• Dataset content:
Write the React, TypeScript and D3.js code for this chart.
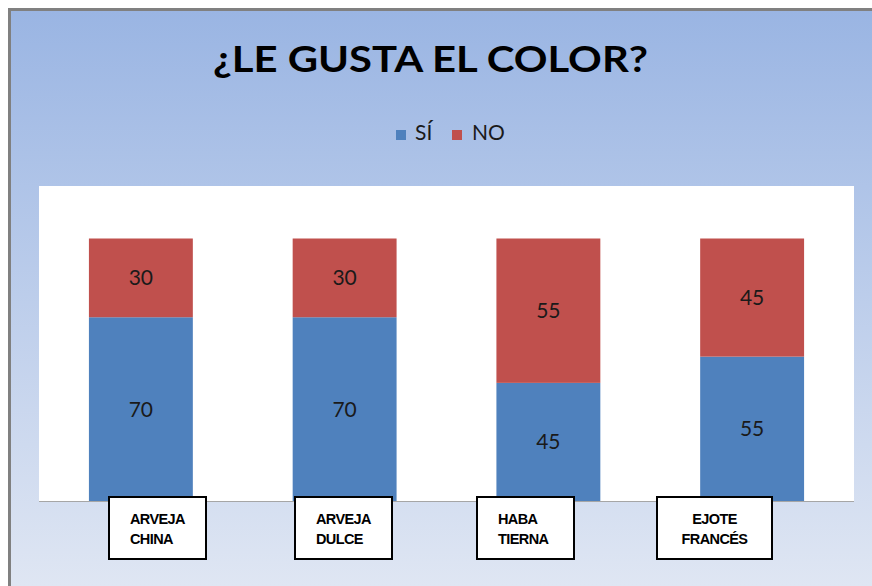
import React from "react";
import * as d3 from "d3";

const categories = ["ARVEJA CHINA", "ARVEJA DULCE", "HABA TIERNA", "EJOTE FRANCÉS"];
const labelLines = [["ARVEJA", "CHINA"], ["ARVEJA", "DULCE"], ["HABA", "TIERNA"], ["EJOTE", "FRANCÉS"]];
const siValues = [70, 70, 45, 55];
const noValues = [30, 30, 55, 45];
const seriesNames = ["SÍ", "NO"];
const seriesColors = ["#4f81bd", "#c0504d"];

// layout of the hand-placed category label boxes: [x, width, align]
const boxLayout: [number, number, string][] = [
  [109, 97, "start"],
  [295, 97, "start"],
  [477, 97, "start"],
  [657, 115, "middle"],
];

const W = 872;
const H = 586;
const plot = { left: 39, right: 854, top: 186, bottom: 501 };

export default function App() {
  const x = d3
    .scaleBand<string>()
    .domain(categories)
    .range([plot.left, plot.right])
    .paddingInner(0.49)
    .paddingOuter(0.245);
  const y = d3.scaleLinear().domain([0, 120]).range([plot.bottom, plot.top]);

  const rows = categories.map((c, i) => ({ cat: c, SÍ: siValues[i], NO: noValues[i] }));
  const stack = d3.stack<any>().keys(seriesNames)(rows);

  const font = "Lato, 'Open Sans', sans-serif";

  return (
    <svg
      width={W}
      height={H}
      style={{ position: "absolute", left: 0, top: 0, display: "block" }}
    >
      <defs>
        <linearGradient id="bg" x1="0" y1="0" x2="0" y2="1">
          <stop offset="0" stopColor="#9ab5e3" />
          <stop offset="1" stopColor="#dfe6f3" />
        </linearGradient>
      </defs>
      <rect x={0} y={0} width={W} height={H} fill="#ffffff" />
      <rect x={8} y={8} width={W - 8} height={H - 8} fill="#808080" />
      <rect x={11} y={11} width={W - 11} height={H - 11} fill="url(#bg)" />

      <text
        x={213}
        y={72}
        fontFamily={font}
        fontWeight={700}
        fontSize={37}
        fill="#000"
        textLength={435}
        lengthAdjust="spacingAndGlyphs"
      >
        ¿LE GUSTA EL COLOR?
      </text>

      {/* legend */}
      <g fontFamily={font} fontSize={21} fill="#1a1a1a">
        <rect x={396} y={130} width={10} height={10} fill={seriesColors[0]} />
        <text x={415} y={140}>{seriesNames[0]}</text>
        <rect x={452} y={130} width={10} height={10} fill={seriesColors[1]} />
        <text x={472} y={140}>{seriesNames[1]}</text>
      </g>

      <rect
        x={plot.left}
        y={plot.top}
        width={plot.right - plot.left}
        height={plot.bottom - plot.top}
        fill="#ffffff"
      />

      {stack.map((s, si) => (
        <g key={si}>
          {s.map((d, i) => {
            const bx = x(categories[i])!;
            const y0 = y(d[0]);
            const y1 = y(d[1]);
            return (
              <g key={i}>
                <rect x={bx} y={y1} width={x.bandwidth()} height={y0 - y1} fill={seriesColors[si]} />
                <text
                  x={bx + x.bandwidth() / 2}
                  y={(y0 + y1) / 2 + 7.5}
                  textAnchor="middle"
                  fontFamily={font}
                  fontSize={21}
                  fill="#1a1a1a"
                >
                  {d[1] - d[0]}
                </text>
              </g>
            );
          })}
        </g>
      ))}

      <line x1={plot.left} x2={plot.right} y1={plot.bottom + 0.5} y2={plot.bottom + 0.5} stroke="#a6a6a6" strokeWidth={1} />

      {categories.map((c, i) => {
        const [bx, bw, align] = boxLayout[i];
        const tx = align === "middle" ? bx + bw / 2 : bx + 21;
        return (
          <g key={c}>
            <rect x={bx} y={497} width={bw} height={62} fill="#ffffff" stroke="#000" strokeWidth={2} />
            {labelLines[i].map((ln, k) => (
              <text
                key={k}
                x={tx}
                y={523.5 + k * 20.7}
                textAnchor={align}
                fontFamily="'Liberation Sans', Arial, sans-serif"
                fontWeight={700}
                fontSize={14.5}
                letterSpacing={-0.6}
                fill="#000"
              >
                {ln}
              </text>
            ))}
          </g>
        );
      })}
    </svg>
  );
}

• Instruction: Output exactly the span of lines from the top of the listing through the line holding "186, bottom: 501", and leave every picture out.

• Correct response:
Write the React, TypeScript and D3.js code for this chart.
import React from "react";
import * as d3 from "d3";

const categories = ["ARVEJA CHINA", "ARVEJA DULCE", "HABA TIERNA", "EJOTE FRANCÉS"];
const labelLines = [["ARVEJA", "CHINA"], ["ARVEJA", "DULCE"], ["HABA", "TIERNA"], ["EJOTE", "FRANCÉS"]];
const siValues = [70, 70, 45, 55];
const noValues = [30, 30, 55, 45];
const seriesNames = ["SÍ", "NO"];
const seriesColors = ["#4f81bd", "#c0504d"];

// layout of the hand-placed category label boxes: [x, width, align]
const boxLayout: [number, number, string][] = [
  [109, 97, "start"],
  [295, 97, "start"],
  [477, 97, "start"],
  [657, 115, "middle"],
];

const W = 872;
const H = 586;
const plot = { left: 39, right: 854, top: 186, bottom: 501 };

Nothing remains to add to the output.